#### DATA EXTRACT

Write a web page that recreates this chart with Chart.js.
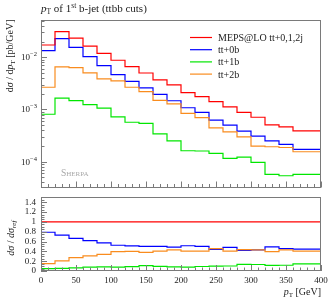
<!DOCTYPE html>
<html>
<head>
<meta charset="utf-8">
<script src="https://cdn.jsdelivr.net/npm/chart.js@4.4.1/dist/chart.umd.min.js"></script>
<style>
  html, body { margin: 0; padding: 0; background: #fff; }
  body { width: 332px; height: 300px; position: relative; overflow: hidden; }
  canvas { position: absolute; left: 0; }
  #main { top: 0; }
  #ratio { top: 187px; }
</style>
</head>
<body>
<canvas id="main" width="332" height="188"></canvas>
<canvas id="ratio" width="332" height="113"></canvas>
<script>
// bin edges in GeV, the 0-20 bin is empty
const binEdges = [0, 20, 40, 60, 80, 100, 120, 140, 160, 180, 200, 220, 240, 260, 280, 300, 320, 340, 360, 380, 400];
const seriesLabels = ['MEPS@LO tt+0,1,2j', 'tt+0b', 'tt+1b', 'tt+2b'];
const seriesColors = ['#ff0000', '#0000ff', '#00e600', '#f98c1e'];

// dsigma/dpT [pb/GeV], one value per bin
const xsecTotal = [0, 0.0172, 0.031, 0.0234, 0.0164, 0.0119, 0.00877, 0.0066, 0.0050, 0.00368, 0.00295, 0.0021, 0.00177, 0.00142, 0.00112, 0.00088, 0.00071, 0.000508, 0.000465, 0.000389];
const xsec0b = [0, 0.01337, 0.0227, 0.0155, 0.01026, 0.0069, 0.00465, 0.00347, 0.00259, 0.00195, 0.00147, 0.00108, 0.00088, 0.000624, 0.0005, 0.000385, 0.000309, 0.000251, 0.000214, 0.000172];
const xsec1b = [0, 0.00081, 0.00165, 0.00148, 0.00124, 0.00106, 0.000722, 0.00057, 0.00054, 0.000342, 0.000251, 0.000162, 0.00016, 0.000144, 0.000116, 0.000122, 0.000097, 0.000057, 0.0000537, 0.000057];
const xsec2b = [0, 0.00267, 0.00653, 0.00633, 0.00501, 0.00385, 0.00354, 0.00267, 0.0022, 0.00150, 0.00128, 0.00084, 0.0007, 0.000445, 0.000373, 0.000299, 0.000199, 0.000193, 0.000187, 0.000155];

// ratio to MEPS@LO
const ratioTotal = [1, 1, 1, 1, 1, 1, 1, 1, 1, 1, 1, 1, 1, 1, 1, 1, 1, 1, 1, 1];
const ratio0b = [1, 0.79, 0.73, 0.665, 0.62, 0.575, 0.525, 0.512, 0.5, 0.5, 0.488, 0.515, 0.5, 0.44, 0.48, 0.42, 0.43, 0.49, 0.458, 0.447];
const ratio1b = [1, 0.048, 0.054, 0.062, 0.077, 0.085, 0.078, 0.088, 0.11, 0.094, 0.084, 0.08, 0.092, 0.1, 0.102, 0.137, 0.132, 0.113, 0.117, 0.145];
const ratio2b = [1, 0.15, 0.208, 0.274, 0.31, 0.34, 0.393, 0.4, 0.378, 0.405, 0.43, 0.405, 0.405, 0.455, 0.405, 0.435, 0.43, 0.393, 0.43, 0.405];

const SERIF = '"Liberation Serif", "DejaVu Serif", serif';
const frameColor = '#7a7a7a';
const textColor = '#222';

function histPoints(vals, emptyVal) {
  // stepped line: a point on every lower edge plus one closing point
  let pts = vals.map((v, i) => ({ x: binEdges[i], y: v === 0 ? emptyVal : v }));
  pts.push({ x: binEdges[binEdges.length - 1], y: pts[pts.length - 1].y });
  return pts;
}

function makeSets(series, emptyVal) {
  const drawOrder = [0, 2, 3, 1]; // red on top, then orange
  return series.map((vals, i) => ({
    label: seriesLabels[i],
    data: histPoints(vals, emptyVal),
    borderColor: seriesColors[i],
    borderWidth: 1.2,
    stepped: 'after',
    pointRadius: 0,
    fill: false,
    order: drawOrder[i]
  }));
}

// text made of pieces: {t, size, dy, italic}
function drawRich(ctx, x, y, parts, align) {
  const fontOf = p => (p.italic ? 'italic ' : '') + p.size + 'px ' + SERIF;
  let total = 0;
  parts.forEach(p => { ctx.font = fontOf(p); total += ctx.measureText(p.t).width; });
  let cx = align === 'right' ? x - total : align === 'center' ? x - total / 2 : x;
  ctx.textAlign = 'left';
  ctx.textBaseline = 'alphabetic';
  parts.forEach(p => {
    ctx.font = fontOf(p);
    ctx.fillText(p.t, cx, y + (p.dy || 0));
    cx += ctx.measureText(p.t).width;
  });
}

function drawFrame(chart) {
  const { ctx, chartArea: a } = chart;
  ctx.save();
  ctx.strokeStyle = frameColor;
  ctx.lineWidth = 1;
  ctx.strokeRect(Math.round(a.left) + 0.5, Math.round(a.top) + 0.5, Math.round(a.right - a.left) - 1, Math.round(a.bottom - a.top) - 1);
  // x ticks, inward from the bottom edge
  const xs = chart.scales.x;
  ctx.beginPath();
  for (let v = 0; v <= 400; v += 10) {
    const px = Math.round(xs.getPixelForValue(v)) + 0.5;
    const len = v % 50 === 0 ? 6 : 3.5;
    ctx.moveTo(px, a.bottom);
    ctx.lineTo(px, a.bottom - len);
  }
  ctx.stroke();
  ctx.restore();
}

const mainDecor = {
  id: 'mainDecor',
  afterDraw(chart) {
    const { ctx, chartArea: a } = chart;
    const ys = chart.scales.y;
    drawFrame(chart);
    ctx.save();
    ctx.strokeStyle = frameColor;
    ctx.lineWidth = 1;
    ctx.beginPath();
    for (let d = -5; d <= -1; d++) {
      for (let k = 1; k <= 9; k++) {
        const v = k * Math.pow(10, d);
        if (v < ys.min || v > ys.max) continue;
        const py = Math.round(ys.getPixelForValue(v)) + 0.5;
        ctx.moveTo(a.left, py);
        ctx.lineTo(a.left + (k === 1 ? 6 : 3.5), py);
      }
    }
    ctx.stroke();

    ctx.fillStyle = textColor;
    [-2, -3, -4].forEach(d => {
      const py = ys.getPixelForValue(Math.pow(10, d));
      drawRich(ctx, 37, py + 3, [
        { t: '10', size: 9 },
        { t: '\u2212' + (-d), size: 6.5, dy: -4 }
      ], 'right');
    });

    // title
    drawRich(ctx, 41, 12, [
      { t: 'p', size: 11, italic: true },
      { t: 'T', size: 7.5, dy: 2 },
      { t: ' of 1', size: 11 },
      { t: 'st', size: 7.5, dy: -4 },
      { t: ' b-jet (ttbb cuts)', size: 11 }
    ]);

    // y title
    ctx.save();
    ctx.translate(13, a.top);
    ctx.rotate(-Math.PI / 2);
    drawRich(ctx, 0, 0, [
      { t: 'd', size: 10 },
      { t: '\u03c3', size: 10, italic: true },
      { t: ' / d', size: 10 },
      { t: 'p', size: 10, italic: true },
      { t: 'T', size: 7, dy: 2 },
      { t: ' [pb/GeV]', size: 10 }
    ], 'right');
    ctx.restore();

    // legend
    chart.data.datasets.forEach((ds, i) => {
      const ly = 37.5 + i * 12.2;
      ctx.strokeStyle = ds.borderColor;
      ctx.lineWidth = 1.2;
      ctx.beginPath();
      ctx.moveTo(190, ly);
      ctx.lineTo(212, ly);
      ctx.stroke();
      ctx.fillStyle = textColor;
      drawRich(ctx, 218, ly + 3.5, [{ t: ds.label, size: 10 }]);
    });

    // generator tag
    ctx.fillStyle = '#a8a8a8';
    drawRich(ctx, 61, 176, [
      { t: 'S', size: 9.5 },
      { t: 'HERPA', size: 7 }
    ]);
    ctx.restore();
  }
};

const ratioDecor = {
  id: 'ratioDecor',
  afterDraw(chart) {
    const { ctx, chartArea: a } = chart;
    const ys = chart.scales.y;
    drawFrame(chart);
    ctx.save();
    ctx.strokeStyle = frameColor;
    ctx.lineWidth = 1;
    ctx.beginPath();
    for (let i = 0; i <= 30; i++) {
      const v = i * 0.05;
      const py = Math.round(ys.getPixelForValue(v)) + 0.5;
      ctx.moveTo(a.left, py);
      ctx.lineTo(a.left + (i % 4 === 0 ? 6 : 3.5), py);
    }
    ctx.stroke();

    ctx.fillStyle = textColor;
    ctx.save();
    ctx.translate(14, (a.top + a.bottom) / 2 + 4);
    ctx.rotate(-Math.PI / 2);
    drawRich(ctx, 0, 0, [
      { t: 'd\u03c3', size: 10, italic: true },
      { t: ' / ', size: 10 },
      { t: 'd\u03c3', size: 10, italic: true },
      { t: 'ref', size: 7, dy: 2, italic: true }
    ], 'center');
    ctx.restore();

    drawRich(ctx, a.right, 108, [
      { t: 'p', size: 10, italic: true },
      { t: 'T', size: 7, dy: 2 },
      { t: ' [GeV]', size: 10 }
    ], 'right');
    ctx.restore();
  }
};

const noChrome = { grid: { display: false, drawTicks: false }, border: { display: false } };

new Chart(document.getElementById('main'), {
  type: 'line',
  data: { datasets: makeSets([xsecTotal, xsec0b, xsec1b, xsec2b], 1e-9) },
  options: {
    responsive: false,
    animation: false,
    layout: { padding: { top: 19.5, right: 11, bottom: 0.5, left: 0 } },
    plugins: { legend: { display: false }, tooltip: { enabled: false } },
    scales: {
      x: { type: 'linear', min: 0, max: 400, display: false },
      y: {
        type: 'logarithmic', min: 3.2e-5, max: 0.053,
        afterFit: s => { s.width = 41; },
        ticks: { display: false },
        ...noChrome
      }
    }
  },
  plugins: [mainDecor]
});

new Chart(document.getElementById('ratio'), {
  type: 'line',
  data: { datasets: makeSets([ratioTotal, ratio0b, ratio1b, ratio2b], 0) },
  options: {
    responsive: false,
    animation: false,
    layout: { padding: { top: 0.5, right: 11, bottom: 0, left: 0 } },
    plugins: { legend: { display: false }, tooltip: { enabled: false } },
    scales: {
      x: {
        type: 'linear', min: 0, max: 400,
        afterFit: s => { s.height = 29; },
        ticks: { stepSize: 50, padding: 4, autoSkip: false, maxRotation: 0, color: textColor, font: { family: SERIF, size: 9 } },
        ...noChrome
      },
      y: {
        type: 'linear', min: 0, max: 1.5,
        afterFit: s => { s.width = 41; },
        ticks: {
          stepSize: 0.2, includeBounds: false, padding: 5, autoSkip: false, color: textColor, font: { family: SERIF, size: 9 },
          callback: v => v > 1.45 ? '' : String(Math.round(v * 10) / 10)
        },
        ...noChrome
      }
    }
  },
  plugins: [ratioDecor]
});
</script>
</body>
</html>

########

Omit the pictures, then repeat exactly each line from the beginning of the listing through the line with "['#ff0000', '#0000ff', '#00e600', '#f98c1e'];".

▶ _RESPONSE TO THIS EXERCISE_:
Write a web page that recreates this chart with Chart.js.
<!DOCTYPE html>
<html>
<head>
<meta charset="utf-8">
<script src="https://cdn.jsdelivr.net/npm/chart.js@4.4.1/dist/chart.umd.min.js"></script>
<style>
  html, body { margin: 0; padding: 0; background: #fff; }
  body { width: 332px; height: 300px; position: relative; overflow: hidden; }
  canvas { position: absolute; left: 0; }
  #main { top: 0; }
  #ratio { top: 187px; }
</style>
</head>
<body>
<canvas id="main" width="332" height="188"></canvas>
<canvas id="ratio" width="332" height="113"></canvas>
<script>
// bin edges in GeV, the 0-20 bin is empty
const binEdges = [0, 20, 40, 60, 80, 100, 120, 140, 160, 180, 200, 220, 240, 260, 280, 300, 320, 340, 360, 380, 400];
const seriesLabels = ['MEPS@LO tt+0,1,2j', 'tt+0b', 'tt+1b', 'tt+2b'];
const seriesColors = ['#ff0000', '#0000ff', '#00e600', '#f98c1e'];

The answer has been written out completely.